“Let the beloved of the Lord rest secure in him, for he shields him all day long, and the one the Lord loves rests between his shoulders.” – Deuteronomy 33:12
Sometimes I sit and stress allowing anxiety to fill my soul; especially, when one of my children does something I disagree with. Other times I take things a step further claiming, “Mom knows best!” to get my way because I truly believe it is what is best even though the anger boiling inside me is not. I love my children so much! So much, that sometimes, my anxiety and my anger, get in the way of the One who truly knows best for my child. Then I have to stop and take it to Him.

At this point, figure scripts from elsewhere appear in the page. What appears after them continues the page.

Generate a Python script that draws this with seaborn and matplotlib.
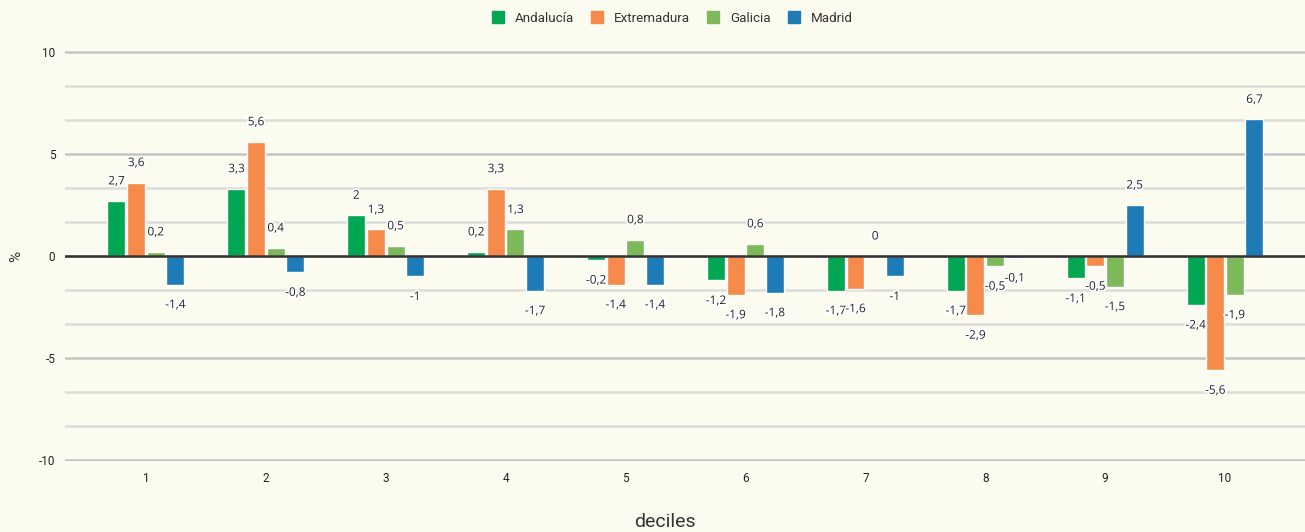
import matplotlib
matplotlib.use("Agg")
import matplotlib.pyplot as plt
import matplotlib.patheffects as pe
from matplotlib.ticker import MultipleLocator
import pandas as pd
import seaborn as sns

# Data: percentage change by income decile
deciles = ["1", "2", "3", "4", "5", "6", "7", "8", "9", "10"]
regions = ["Andalucía", "Extremadura", "Galicia", "Madrid"]
andalucia = [2.7, 3.3, 2.0, 0.2, -0.2, -1.2, -1.7, -1.7, -1.1, -2.4]
extremadura = [3.6, 5.6, 1.3, 3.3, -1.4, -1.9, -1.6, -2.9, -0.5, -5.6]
galicia = [0.2, 0.4, 0.5, 1.3, 0.8, 0.6, 0.0, -0.5, -1.5, -1.9]
madrid = [-1.4, -0.8, -1.0, -1.7, -1.4, -1.8, -1.0, -0.1, 2.5, 6.7]
y_ticks = [-10, -5, 0, 5, 10]

colors = ["#00A651", "#F58A4B", "#7DB95A", "#1F7BB5"]
bg = "#FCFBF0"

series = [andalucia, extremadura, galicia, madrid]
df = pd.DataFrame(
    [(d, r, v) for r, vals in zip(regions, series) for d, v in zip(deciles, vals)],
    columns=["decil", "region", "valor"],
)

sns.set_style("white", {"axes.facecolor": bg, "figure.facecolor": bg})
plt.rcParams["font.family"] = ["Roboto", "DejaVu Sans"]

fig = plt.figure(figsize=(13.05, 5.32), dpi=100)
ax = fig.add_axes([65 / 1305, (532 - 461) / 532, 1240 / 1305, 410 / 532])
ax.set_facecolor(bg)

sns.barplot(
    data=df, x="decil", y="valor", hue="region", order=deciles,
    hue_order=regions, palette=colors, width=0.655, gap=0.085,
    saturation=1, legend=False, ax=ax, zorder=2,
)

ax.set_xlim(-0.675, 9.667)
ax.set_ylim(-10.05, 10.05)
ax.set_yticks(y_ticks)
ax.set_yticklabels([str(t) for t in y_ticks])
ax.yaxis.set_minor_locator(MultipleLocator(5 / 3))
ax.grid(axis="y", which="major", color="#C4C4C4", lw=1.8, zorder=0)
ax.grid(axis="y", which="minor", color="#DCDCDA", lw=1.8, zorder=0)
ax.set_axisbelow(True)
ax.axhline(0, color="#333333", lw=1.8, zorder=3)
for s in ax.spines.values():
    s.set_visible(False)
ax.tick_params(axis="both", which="both", length=0, labelsize=8.5,
               labelcolor="#222222")
ax.tick_params(axis="y", pad=7)
ax.tick_params(axis="x", pad=8)

ax.set_ylabel("%", fontsize=11, color="#333333")
ax.yaxis.set_label_coords(-0.034, 0.5)
ax.set_xlabel("deciles", fontsize=14, color="#333333")
ax.xaxis.label.set_va("center")
ax.xaxis.set_label_coords(0.484, -0.149)


def fmt(v):
    s = f"{v:g}"
    return s.replace(".", ",")


for cont in ax.containers:
    for bar, v in zip(cont, cont.datavalues):
        x = bar.get_x() + bar.get_width() / 2
        off = 14.4 if v >= 0 else -14.4
        ax.annotate(
            fmt(v), (x, v), xytext=(0, off), textcoords="offset points",
            ha="center", va="center", fontsize=8.5, color="#222222",
            family=["Open Sans", "DejaVu Sans"],
            path_effects=[pe.withStroke(linewidth=2.5, foreground="white")],
            zorder=5,
        )

handles = [plt.Rectangle((0, 0), 1, 1, color=c) for c in colors]
fig.legend(
    handles, regions, loc="center", bbox_to_anchor=(672 / 1305, 1 - 18 / 532),
    ncol=4, frameon=False, fontsize=9.6, handlelength=0.9, handleheight=0.9,
    handletextpad=0.8, columnspacing=1.3, labelcolor="#333333",
)

fig.savefig("out.png", dpi=100, facecolor=bg)
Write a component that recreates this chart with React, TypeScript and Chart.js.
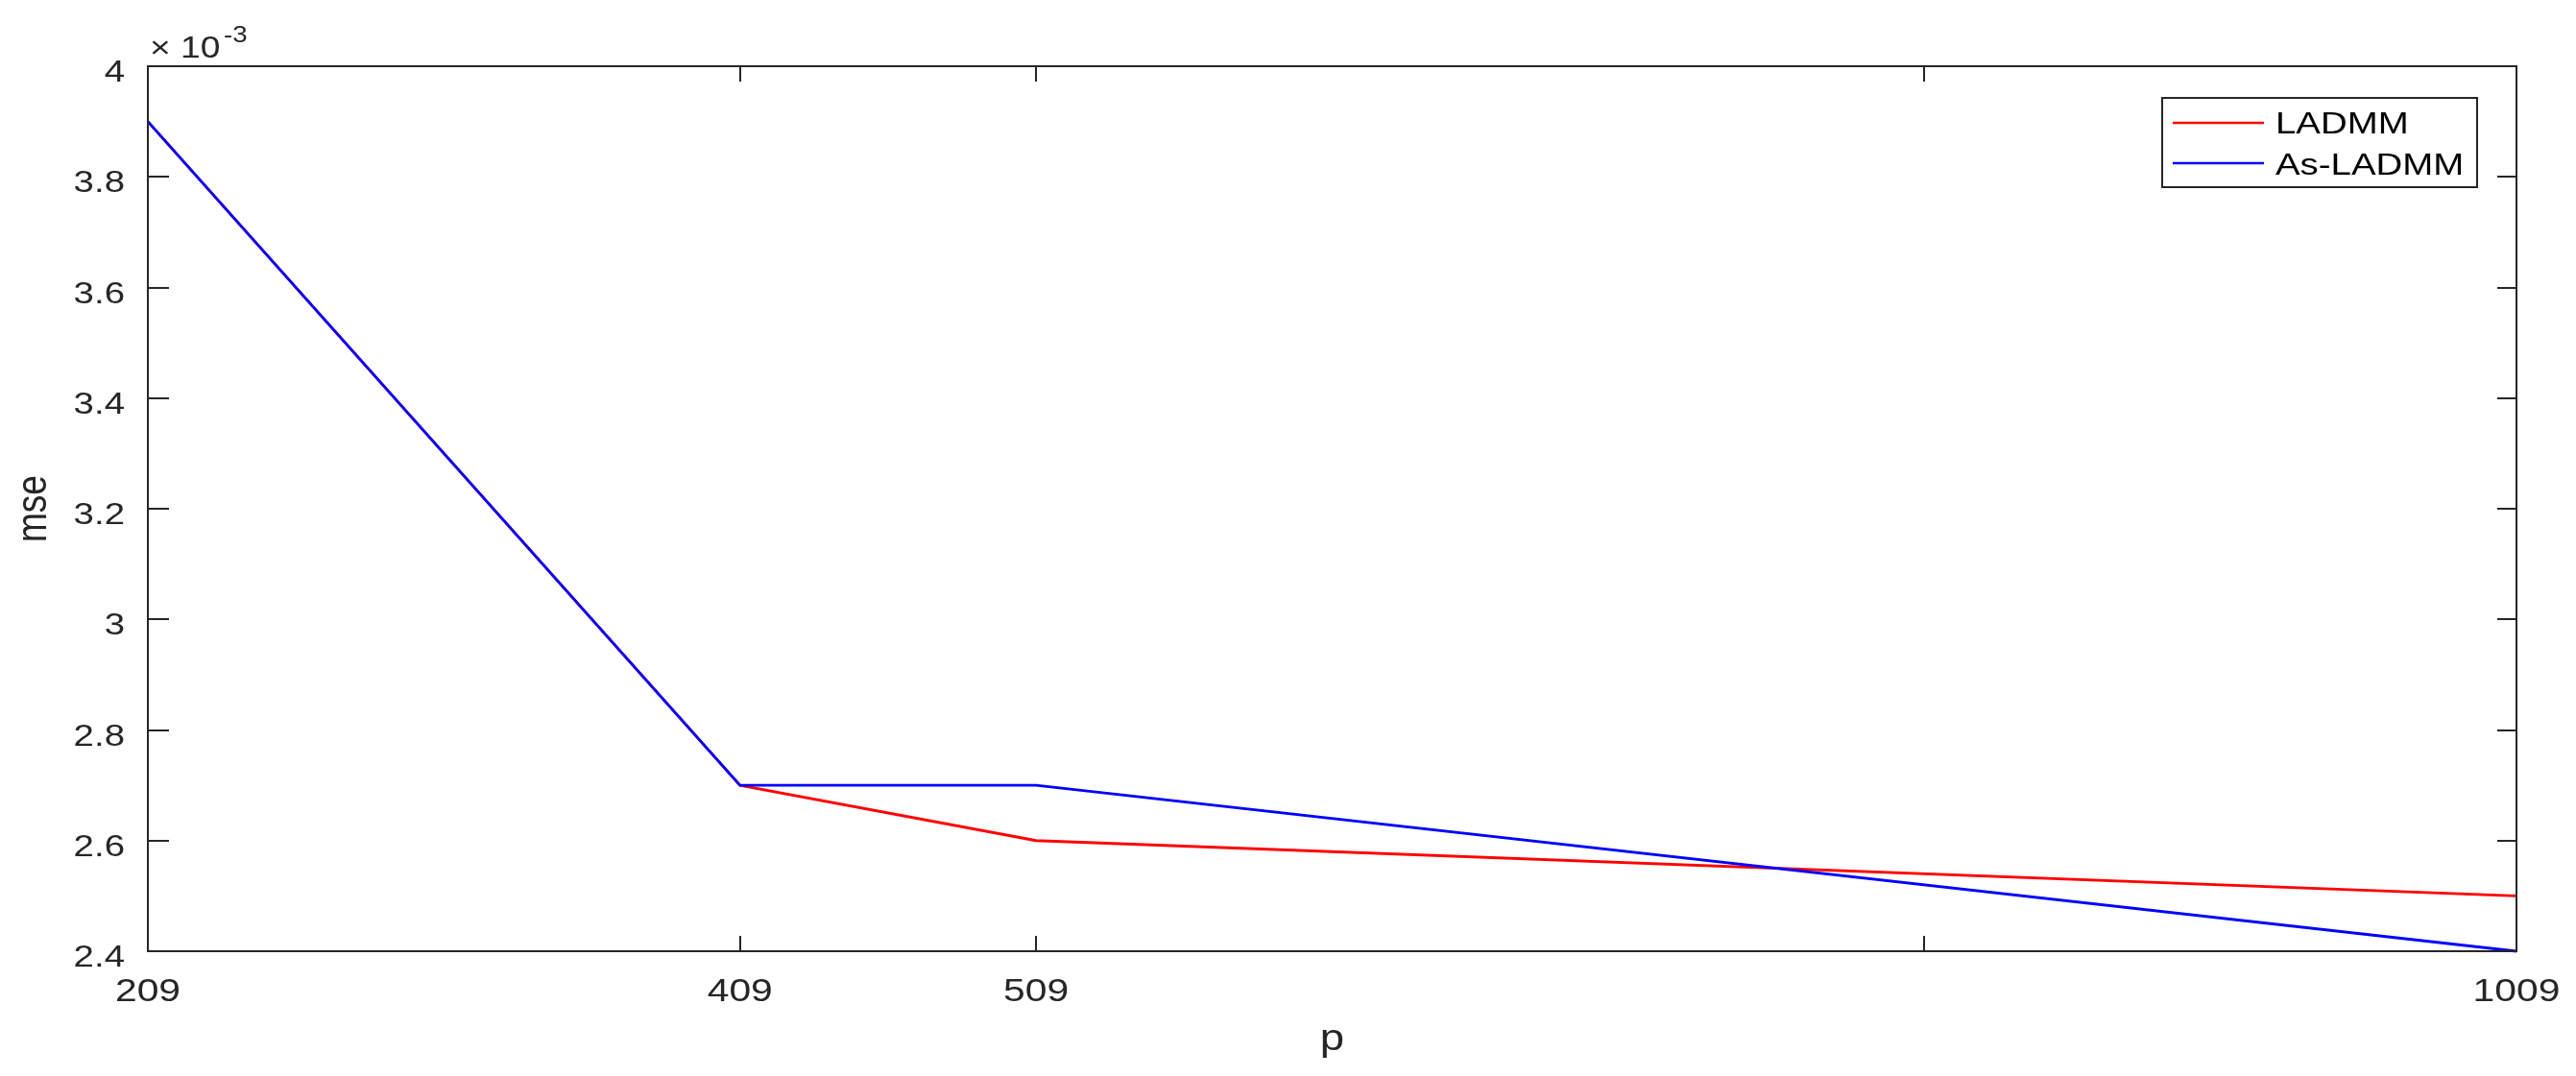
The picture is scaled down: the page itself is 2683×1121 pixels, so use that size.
import React, { useEffect, useRef } from "react";
import { Chart, registerables } from "chart.js";

Chart.register(...registerables);

const pValues = [209, 409, 509, 1009];
const ladmm = [0.0039, 0.0027, 0.0026, 0.0025];
const asLadmm = [0.0039, 0.0027, 0.0027, 0.0024];
const xTicks = [209, 409, 509, 809, 1009];
const xTickLabels = ["209", "409", "509", "", "1009"];
const yTicks = [0.0024, 0.0026, 0.0028, 0.003, 0.0032, 0.0034, 0.0036, 0.0038, 0.004];
const yTickLabels = ["2.4", "2.6", "2.8", "3", "3.2", "3.4", "3.6", "3.8", "4"];
const seriesNames = ["LADMM", "As-LADMM"];
const seriesColors = ["#ff0000", "#0000ff"];
const seriesOrder = [1, 0];

const FONT = "'Liberation Sans', Arial, Helvetica, sans-serif";
const INK = "#262626";
const SX = 1.2;

function drawText(
  ctx: CanvasRenderingContext2D,
  text: string,
  x: number,
  y: number,
  align: CanvasTextAlign,
  size: number,
  color = INK
) {
  ctx.save();
  ctx.translate(x, y);
  ctx.scale(SX, 1);
  ctx.font = `${size}px ${FONT}`;
  ctx.fillStyle = color;
  ctx.textAlign = align;
  ctx.textBaseline = "alphabetic";
  ctx.fillText(text, 0, 0);
  ctx.restore();
}

const matlabAxes = {
  id: "matlabAxes",
  afterDatasetsDraw(chart: any) {
    const ctx: CanvasRenderingContext2D = chart.ctx;
    const { left, right, top, bottom } = chart.chartArea;
    const xs = chart.scales.x;
    const ys = chart.scales.y;
    ctx.save();
    ctx.strokeStyle = INK;
    ctx.lineWidth = 2;
    ctx.strokeRect(left, top, right - left, bottom - top);

    // ticks
    ctx.beginPath();
    yTicks.forEach((v) => {
      const py = Math.round(ys.getPixelForValue(v));
      ctx.moveTo(left, py);
      ctx.lineTo(left + 22, py);
      ctx.moveTo(right, py);
      ctx.lineTo(right - 20, py);
    });
    xTicks.forEach((v) => {
      const px = Math.round(xs.getPixelForValue(v));
      ctx.moveTo(px, bottom);
      ctx.lineTo(px, bottom - 16);
      ctx.moveTo(px, top);
      ctx.lineTo(px, top + 16);
    });
    ctx.stroke();

    // tick labels
    yTicks.forEach((v, i) => {
      const py = ys.getPixelForValue(v);
      drawText(ctx, yTickLabels[i], 130, py + 16, "right", 32);
    });
    xTicks.forEach((v, i) => {
      const px = xs.getPixelForValue(v);
      if (xTickLabels[i]) drawText(ctx, xTickLabels[i], px, 1043, "center", 34);
    });

    // exponent
    drawText(ctx, "\u00d7 10", 156, 60, "left", 31);
    drawText(ctx, "-3", 233, 44, "left", 23);

    // axis titles
    drawText(ctx, "p", (left + right) / 2, 1094, "center", 38);
    ctx.save();
    ctx.translate(48, (top + bottom) / 2);
    ctx.rotate(-Math.PI / 2);
    ctx.scale(1, SX);
    ctx.font = `37px ${FONT}`;
    ctx.fillStyle = INK;
    ctx.textAlign = "center";
    ctx.textBaseline = "alphabetic";
    ctx.fillText("mse", 0, 0);
    ctx.restore();

    // legend
    const lx = 2252, ly = 102, lw = 328, lh = 93;
    ctx.fillStyle = "#ffffff";
    ctx.fillRect(lx, ly, lw, lh);
    ctx.strokeStyle = INK;
    ctx.lineWidth = 2;
    ctx.strokeRect(lx, ly, lw, lh);
    const rowsY = [128, 170];
    const baseY = [139, 182];
    chart.data.datasets.forEach((ds: any, i: number) => {
      ctx.beginPath();
      ctx.strokeStyle = ds.borderColor;
      ctx.lineWidth = 2.5;
      ctx.moveTo(2263, rowsY[i]);
      ctx.lineTo(2358, rowsY[i]);
      ctx.stroke();
      drawText(ctx, ds.label, 2370, baseY[i], "left", 32, "#000000");
    });
    ctx.restore();
  },
};

export default function App() {
  const ref = useRef<HTMLCanvasElement | null>(null);
  useEffect(() => {
    document.body.style.margin = "0";
    const canvas = ref.current!;
    const chart = new Chart(canvas, {
      type: "line",
      data: {
        datasets: [ladmm, asLadmm].map((vals, i) => ({
          label: seriesNames[i],
          data: pValues.map((p, j) => ({ x: p, y: vals[j] })),
          borderColor: seriesColors[i],
          backgroundColor: seriesColors[i],
          borderWidth: 2.8,
          pointRadius: 0,
          tension: 0,
          fill: false,
          order: seriesOrder[i],
          clip: false as any,
        })),
      },
      options: {
        responsive: false,
        animation: false,
        devicePixelRatio: 1,
        layout: { padding: { left: 154, top: 69, right: 62, bottom: 130 } },
        plugins: { legend: { display: false }, tooltip: { enabled: false } },
        scales: {
          x: { type: "linear", min: 209, max: 1009, display: false },
          y: { type: "linear", min: 0.0024, max: 0.004, display: false },
        },
      },
      plugins: [matlabAxes],
    });
    return () => chart.destroy();
  }, []);
  return (
    <canvas
      ref={ref}
      width={2683}
      height={1121}
      style={{ display: "block", width: 2683, height: 1121 }}
    />
  );
}
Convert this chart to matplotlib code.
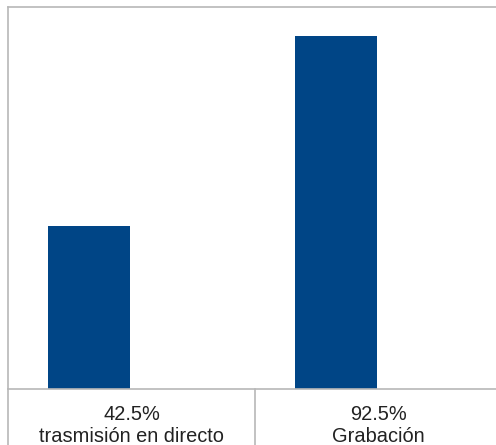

You are the parent of all parents. You are not only my Lord, but also my Heavenly Father. I need help parenting. Please, help me not to get in the way of the plans you have for my children. Please, help my fears, challenges and perceptions to be eliminated so I can see your mighty hand at work. Please help me to forgive myself when I fail and help me to encourage my children when they fail to learn what they can and move on. Help me to hear you Lord, as I listen to my children, so that I may discern what actions you wish me to take and which directions you wish them to go. You know my heart, oh Lord. Sometimes my wants for my children are selfish and worldly. Please forgive me for these desires and help me instead to focus on the desires that are of your heart. Use my children for your glory, gracious Savior. Use me for your glory. Amen.